**Exercise**
Take the lines from the beginning of the material through the line containing "70, 80, 90]" and retype them exactly, leaving the pictures out.

**Given information**
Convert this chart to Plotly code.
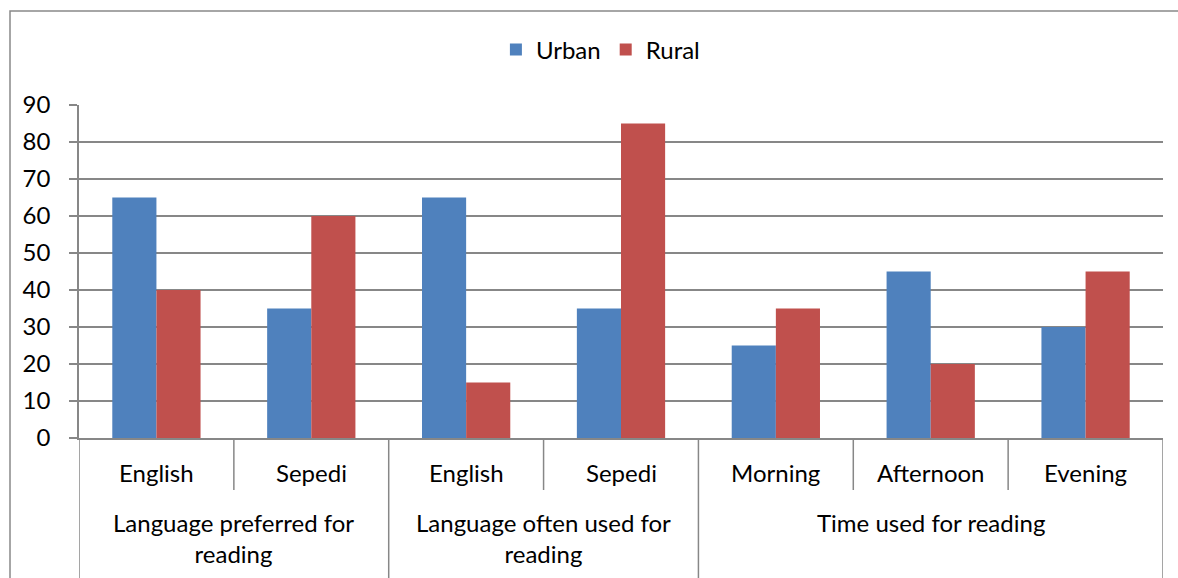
import plotly.graph_objects as go

# ---- data ----
subcats = ["English", "Sepedi", "English", "Sepedi", "Morning", "Afternoon", "Evening"]
groups = ["Language preferred for<br>reading", "Language often used for<br>reading", "Time used for reading"]
group_sizes = [2, 2, 3]
urban = [65, 35, 65, 35, 25, 45, 30]
rural = [40, 60, 15, 85, 35, 20, 45]
y_ticks = [0, 10, 20, 30, 40, 50, 60, 70, 80, 90]

W, H = 1178, 578
ML, MR, MT, MB = 79, 15, 105, 140
PH = H - MT - MB
FONT = "Lato"
FS = 24
GRID = "#878787"

def py(px):  # pixel y -> paper y
    return (H - MB - px) / PH

def pxx(px):
    return (px - ML) / (W - ML - MR)

xs = list(range(len(subcats)))

fig = go.Figure()
fig.add_trace(go.Bar(x=xs, y=urban, name="Urban", marker=dict(color="#4F81BD", line=dict(width=0))))
fig.add_trace(go.Bar(x=xs, y=rural, name="Rural", marker=dict(color="#C0504D", line=dict(width=0))))

shapes = []
annotations = []
# sub-category labels
for i, s in enumerate(subcats):
    annotations.append(dict(x=i, y=py(472), xref="x", yref="paper", text=s, showarrow=False,
                            xanchor="center", yanchor="middle", font=dict(family=FONT, size=FS, color="#000")))
# group boundaries and labels
start = 0
bounds = [-0.5]
for g, n in zip(groups, group_sizes):
    center = start + (n - 1) / 2
    annotations.append(dict(x=center, y=py(506), xref="x", yref="paper", text=g, showarrow=False,
                            xanchor="center", yanchor="top", font=dict(family=FONT, size=FS, color="#000")))
    for k in range(1, n):
        shapes.append(dict(type="line", xref="x", yref="paper", x0=start + k - 0.5, x1=start + k - 0.5,
                           y0=0, y1=py(490), line=dict(color=GRID, width=1.5)))
    start += n
    bounds.append(start - 0.5)
for b in bounds:
    shapes.append(dict(type="line", xref="x", yref="paper", x0=b, x1=b,
                       y0=0, y1=py(600), line=dict(color=GRID, width=1.5)))
# chart border (left + top visible)
shapes.append(dict(type="rect", xref="paper", yref="paper", x0=pxx(10), x1=pxx(1300),
                   y0=py(700), y1=py(11), line=dict(color="#898989", width=1.5)))

fig.update_layout(
    width=W, height=H,
    margin=dict(l=ML, r=MR, t=MT, b=MB),
    plot_bgcolor="white", paper_bgcolor="white",
    barmode="group", bargap=0.43, bargroupgap=0,
    font=dict(family=FONT, size=FS, color="#000"),
    showlegend=True,
    legend=dict(orientation="h", x=0.481, xanchor="center", y=py(50), yanchor="middle",
                font=dict(family=FONT, size=FS), itemwidth=30, traceorder="normal"),
    shapes=shapes, annotations=annotations,
    xaxis=dict(range=[-0.5, 6.5], showticklabels=False, showgrid=False, zeroline=False,
               showline=True, linecolor=GRID, linewidth=1.5, ticks=""),
    yaxis=dict(range=[0, 90], tickvals=y_ticks, showgrid=True, gridcolor=GRID, gridwidth=1.5,
               zeroline=False, showline=True, linecolor=GRID, linewidth=1.5,
               ticks="outside", ticklen=8, tickcolor=GRID, tickwidth=1.5, ticklabelstandoff=14,
               tickfont=dict(family=FONT, size=FS)),
)

fig.write_html("out.html", config={"displayModeBar": False},
               post_script="document.body.style.margin='0';document.body.style.overflow='hidden';")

**Solution to this problem**
Convert this chart to Plotly code.
import plotly.graph_objects as go

# ---- data ----
subcats = ["English", "Sepedi", "English", "Sepedi", "Morning", "Afternoon", "Evening"]
groups = ["Language preferred for<br>reading", "Language often used for<br>reading", "Time used for reading"]
group_sizes = [2, 2, 3]
urban = [65, 35, 65, 35, 25, 45, 30]
rural = [40, 60, 15, 85, 35, 20, 45]
y_ticks = [0, 10, 20, 30, 40, 50, 60, 70, 80, 90]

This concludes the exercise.